### Set task
Leave out the pictures and retype only the lines from the opening line to the line that holds "0, 0, 0, 0, 0];", both ends included.

### Dataset extract
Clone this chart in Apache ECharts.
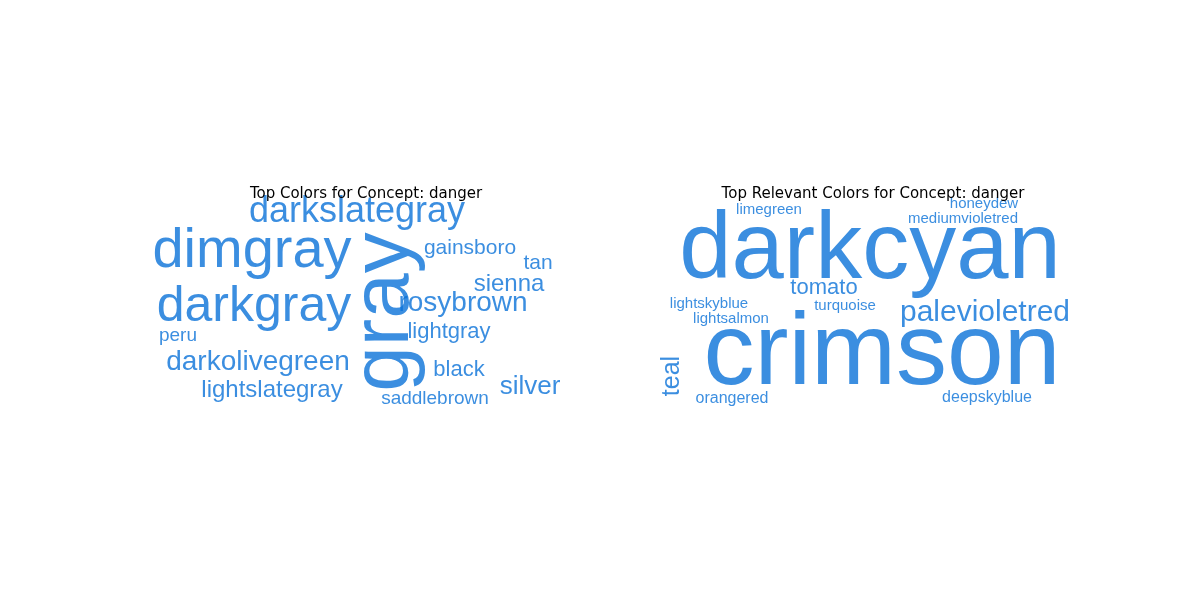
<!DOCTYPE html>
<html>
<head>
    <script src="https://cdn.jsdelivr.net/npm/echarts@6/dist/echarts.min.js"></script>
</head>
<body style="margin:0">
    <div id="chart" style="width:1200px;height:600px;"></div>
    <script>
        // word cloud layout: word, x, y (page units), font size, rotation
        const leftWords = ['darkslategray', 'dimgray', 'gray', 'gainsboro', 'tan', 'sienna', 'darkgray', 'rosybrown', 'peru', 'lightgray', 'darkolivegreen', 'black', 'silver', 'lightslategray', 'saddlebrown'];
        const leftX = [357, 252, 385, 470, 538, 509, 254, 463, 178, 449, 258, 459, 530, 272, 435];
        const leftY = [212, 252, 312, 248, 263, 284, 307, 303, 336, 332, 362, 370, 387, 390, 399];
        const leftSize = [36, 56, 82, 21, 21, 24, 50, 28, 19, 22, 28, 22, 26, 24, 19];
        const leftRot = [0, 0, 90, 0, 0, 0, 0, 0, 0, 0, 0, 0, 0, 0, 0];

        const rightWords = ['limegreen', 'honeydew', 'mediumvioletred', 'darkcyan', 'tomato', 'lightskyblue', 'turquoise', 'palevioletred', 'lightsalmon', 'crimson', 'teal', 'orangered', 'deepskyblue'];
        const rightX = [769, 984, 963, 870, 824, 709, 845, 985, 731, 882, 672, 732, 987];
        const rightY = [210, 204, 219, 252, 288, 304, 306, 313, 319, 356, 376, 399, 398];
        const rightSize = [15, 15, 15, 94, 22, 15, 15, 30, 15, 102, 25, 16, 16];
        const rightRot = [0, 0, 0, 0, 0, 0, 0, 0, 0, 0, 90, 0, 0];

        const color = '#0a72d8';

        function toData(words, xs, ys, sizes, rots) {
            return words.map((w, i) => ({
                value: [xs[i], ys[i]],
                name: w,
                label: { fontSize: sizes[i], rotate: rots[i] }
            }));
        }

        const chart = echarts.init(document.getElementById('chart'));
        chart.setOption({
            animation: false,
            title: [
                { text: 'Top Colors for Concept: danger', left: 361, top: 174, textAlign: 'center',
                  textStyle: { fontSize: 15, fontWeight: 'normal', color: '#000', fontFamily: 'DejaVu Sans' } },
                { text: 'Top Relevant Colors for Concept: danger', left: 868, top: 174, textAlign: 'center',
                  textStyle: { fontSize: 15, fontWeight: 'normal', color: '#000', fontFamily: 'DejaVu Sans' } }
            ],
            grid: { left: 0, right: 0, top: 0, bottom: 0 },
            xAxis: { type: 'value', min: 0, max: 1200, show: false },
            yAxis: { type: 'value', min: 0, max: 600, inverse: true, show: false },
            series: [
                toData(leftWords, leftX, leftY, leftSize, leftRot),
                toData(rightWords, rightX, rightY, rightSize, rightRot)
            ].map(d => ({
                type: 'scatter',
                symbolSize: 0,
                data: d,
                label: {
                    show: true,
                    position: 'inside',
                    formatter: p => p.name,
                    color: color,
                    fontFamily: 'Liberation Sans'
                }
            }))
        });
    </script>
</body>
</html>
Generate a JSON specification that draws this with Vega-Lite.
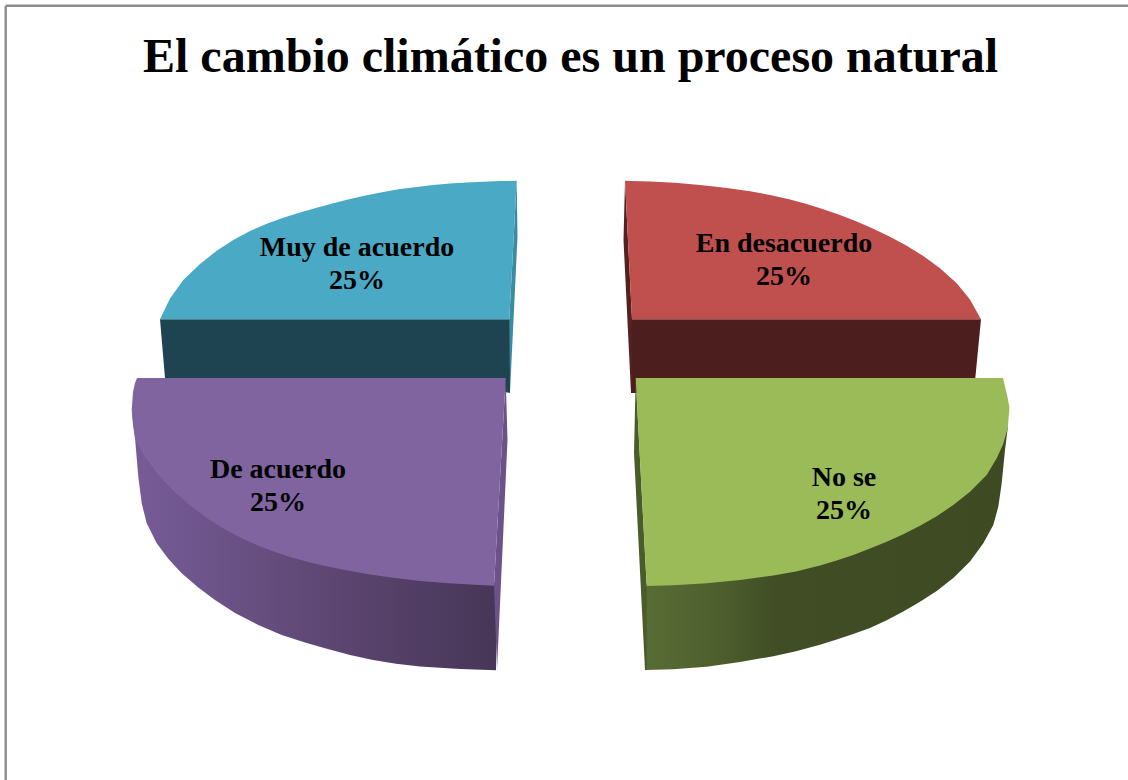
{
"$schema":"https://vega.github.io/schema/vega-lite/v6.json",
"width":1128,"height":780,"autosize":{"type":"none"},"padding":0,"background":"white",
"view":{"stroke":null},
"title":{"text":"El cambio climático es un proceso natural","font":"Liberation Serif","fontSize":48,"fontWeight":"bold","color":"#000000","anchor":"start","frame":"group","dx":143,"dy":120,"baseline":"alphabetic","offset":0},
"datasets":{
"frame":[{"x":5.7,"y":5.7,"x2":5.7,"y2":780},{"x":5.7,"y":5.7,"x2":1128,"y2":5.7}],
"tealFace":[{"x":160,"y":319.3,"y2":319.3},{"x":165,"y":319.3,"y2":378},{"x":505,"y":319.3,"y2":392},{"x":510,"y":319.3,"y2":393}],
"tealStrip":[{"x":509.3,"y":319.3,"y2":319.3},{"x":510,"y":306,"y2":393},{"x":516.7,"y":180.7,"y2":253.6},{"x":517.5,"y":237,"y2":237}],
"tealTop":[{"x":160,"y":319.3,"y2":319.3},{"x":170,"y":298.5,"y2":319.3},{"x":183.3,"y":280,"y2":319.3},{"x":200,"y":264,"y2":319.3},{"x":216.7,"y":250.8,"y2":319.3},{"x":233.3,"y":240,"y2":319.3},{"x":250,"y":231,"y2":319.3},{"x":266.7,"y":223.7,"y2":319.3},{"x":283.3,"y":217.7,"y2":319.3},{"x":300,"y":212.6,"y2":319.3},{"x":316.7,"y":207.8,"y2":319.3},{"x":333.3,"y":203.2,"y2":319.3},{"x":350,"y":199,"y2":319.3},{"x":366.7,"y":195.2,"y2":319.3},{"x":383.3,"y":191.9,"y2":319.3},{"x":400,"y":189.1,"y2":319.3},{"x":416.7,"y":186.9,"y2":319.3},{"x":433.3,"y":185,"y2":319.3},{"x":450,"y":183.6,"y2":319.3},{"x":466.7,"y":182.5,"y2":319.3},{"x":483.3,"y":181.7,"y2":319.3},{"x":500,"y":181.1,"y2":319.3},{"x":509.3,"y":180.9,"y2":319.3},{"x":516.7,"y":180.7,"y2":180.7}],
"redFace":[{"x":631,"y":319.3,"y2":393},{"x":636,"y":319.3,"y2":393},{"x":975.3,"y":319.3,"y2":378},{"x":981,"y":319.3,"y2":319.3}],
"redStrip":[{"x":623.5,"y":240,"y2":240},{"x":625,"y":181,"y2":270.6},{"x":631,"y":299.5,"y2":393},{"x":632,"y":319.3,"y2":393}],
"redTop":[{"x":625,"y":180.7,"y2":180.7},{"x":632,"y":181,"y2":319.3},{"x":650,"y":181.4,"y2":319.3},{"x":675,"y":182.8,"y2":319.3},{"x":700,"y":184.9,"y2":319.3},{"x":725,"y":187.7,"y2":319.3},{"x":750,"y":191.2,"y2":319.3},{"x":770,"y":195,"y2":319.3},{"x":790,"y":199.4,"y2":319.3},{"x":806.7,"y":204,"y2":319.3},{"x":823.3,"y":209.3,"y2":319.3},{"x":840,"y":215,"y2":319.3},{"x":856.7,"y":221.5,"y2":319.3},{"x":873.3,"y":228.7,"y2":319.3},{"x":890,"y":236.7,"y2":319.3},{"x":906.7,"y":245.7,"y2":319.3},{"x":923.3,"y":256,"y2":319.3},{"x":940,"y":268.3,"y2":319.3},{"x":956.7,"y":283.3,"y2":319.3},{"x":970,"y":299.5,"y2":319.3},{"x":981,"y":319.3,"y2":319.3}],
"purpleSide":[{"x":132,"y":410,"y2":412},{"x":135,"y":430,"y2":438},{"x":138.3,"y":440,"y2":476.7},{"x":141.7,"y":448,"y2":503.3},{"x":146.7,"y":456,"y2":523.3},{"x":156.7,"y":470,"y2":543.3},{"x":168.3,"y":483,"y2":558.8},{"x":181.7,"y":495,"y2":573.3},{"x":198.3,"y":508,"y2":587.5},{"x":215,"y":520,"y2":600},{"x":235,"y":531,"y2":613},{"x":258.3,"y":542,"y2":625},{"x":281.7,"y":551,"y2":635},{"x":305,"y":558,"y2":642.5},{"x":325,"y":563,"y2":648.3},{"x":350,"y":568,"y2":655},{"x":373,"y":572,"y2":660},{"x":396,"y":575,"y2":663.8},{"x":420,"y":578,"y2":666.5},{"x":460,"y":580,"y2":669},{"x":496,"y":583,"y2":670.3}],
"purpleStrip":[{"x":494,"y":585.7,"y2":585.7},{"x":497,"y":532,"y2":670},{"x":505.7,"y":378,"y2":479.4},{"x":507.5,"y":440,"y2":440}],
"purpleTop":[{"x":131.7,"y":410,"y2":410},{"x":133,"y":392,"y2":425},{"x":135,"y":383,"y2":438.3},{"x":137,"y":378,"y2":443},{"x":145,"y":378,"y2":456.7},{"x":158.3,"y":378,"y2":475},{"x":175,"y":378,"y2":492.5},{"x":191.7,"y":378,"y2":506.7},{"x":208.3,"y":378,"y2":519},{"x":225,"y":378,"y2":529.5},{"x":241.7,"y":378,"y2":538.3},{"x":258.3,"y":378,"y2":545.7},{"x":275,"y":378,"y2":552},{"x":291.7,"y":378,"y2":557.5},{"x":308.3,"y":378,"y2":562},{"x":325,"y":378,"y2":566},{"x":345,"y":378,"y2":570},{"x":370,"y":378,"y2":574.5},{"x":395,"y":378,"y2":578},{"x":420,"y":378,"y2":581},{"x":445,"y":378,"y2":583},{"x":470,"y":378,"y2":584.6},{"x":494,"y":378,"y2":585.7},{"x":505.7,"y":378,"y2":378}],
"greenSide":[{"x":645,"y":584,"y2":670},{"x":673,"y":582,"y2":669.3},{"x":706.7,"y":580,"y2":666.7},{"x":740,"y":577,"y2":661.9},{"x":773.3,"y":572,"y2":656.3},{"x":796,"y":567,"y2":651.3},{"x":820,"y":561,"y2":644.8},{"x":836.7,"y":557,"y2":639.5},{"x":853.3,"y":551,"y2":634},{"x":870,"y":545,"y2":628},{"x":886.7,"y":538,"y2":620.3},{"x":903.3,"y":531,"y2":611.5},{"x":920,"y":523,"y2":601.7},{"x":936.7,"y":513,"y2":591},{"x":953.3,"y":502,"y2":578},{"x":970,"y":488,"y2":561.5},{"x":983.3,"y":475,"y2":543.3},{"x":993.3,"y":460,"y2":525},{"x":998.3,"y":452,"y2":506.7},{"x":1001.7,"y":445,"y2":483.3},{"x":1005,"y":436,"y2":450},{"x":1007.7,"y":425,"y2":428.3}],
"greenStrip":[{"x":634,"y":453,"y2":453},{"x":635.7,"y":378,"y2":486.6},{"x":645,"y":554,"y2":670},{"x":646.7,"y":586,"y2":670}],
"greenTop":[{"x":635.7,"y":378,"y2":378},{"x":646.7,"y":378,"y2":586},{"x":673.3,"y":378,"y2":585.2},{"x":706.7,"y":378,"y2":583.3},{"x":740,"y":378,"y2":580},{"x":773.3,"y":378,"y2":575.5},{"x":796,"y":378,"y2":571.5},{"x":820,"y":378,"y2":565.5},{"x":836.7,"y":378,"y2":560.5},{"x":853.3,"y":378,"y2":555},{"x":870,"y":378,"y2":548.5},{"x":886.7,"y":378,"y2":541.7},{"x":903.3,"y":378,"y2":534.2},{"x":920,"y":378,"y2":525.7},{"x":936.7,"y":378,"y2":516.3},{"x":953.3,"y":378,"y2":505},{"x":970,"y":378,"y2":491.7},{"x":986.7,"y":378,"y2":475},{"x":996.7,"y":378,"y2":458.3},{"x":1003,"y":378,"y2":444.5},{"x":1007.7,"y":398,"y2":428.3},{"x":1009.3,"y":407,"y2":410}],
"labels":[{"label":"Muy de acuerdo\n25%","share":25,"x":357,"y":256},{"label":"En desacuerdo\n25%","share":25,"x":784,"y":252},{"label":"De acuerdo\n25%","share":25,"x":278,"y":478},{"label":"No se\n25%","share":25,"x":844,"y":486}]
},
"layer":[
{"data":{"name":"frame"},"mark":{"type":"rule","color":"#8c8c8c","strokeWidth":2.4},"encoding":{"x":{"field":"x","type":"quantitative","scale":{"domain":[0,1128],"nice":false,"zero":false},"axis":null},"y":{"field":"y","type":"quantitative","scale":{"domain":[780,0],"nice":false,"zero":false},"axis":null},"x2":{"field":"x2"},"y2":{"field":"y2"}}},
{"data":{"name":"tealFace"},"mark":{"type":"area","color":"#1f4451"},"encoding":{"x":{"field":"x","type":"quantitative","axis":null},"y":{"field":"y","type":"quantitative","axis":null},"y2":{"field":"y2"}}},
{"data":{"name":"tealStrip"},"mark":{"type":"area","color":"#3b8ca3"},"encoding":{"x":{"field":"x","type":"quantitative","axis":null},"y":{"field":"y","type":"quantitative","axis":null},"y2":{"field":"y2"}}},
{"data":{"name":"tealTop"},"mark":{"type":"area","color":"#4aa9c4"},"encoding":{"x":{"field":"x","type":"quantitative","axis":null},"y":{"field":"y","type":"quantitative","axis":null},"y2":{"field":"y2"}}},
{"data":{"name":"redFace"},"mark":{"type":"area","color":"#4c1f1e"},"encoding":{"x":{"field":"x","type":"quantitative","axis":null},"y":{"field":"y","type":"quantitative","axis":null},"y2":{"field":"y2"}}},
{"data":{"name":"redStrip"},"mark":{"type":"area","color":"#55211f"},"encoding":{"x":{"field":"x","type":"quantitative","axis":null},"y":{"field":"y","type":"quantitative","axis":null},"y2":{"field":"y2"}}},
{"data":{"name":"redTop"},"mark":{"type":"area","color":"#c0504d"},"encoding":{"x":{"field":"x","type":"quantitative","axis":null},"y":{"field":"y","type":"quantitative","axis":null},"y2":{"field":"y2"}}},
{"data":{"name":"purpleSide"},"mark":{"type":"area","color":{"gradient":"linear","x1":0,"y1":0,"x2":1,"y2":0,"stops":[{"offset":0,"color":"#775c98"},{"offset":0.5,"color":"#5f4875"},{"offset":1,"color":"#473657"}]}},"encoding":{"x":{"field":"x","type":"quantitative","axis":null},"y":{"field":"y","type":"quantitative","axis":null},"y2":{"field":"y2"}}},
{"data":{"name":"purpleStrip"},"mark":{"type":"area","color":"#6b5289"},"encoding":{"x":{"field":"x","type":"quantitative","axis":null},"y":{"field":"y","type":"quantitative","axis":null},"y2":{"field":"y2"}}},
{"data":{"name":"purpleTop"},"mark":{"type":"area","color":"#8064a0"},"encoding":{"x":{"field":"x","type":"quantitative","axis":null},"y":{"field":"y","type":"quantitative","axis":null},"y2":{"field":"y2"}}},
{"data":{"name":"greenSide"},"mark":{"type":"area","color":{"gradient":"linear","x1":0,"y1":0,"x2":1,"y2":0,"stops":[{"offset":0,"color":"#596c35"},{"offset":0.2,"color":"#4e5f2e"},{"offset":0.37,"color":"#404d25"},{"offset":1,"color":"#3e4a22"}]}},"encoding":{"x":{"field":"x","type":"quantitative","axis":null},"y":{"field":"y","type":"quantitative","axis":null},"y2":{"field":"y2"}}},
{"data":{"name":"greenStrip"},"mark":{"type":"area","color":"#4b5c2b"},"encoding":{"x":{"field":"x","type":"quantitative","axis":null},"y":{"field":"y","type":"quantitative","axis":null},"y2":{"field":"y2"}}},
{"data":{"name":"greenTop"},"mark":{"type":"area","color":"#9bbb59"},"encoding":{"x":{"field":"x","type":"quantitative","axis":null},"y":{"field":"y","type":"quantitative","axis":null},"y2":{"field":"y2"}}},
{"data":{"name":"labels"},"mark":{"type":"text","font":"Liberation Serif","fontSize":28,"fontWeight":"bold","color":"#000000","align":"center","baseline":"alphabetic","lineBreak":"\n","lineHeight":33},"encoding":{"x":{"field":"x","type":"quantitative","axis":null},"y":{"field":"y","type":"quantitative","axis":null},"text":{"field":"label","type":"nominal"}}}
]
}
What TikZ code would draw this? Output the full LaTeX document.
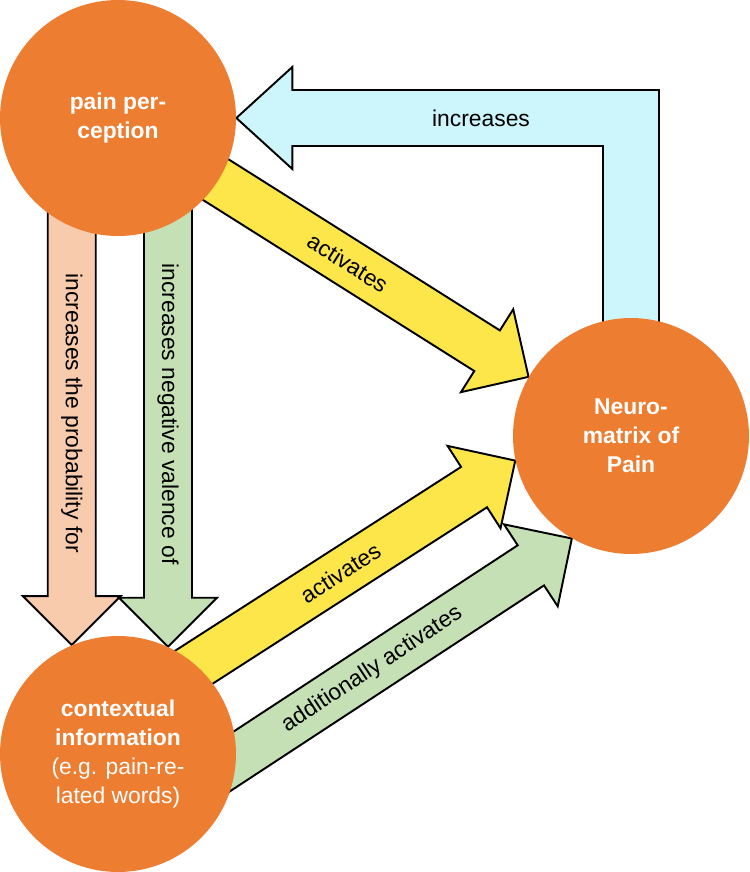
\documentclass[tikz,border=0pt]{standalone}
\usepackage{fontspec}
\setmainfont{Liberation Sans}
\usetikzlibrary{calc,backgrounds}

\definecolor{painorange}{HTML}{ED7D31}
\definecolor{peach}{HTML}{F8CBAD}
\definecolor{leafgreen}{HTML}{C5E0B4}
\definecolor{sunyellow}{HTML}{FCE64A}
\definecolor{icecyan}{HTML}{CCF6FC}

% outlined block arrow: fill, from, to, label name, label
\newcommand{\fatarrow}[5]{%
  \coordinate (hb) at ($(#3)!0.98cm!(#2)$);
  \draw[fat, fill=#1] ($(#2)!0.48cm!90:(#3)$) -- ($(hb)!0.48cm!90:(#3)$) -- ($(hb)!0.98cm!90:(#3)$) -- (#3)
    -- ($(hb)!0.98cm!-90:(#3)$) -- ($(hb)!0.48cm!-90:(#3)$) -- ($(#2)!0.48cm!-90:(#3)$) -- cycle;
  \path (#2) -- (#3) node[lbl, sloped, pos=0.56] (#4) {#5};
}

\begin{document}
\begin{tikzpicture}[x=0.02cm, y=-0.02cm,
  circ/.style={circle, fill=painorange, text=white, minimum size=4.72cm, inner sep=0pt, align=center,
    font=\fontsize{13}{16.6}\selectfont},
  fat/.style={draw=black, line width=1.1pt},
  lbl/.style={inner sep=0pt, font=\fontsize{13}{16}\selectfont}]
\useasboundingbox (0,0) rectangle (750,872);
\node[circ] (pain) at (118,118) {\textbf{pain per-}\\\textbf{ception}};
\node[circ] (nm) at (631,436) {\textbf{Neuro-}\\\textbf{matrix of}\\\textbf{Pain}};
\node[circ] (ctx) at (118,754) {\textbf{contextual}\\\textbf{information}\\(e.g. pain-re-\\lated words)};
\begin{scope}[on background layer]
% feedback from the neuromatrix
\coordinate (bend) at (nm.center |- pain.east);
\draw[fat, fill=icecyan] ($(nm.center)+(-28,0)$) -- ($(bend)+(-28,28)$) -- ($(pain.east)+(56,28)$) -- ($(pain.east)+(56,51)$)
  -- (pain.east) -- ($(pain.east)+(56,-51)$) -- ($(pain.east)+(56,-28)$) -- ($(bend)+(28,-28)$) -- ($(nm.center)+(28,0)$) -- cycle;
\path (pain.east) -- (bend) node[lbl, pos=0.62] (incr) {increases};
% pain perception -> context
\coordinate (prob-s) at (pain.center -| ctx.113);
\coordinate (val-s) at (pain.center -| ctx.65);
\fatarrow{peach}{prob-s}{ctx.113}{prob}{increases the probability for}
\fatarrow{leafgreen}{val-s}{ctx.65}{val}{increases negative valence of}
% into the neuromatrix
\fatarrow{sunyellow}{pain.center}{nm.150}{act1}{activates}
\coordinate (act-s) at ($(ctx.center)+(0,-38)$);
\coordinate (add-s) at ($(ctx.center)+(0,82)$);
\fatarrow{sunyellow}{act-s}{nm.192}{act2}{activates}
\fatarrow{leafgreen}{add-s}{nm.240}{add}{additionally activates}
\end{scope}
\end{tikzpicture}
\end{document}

### Completed task
Clone this chart in Apache ECharts.
<!DOCTYPE html>
<html>
<head>
    <script src="https://cdn.jsdelivr.net/npm/echarts@6/dist/echarts.min.js"></script>
</head>
<body style="margin:0">
    <div id="chart" style="width:1200px;height:600px;"></div>
    <script>
        // word cloud layout: word, x, y (page units), font size, rotation
        const leftWords = ['darkslategray', 'dimgray', 'gray', 'gainsboro', 'tan', 'sienna', 'darkgray', 'rosybrown', 'peru', 'lightgray', 'darkolivegreen', 'black', 'silver', 'lightslategray', 'saddlebrown'];
        const leftX = [357, 252, 385, 470, 538, 509, 254, 463, 178, 449, 258, 459, 530, 272, 435];
        const leftY = [212, 252, 312, 248, 263, 284, 307, 303, 336, 332, 362, 370, 387, 390, 399];
        const leftSize = [36, 56, 82, 21, 21, 24, 50, 28, 19, 22, 28, 22, 26, 24, 19];
        const leftRot = [0, 0, 90, 0, 0, 0, 0, 0, 0, 0, 0, 0, 0, 0, 0];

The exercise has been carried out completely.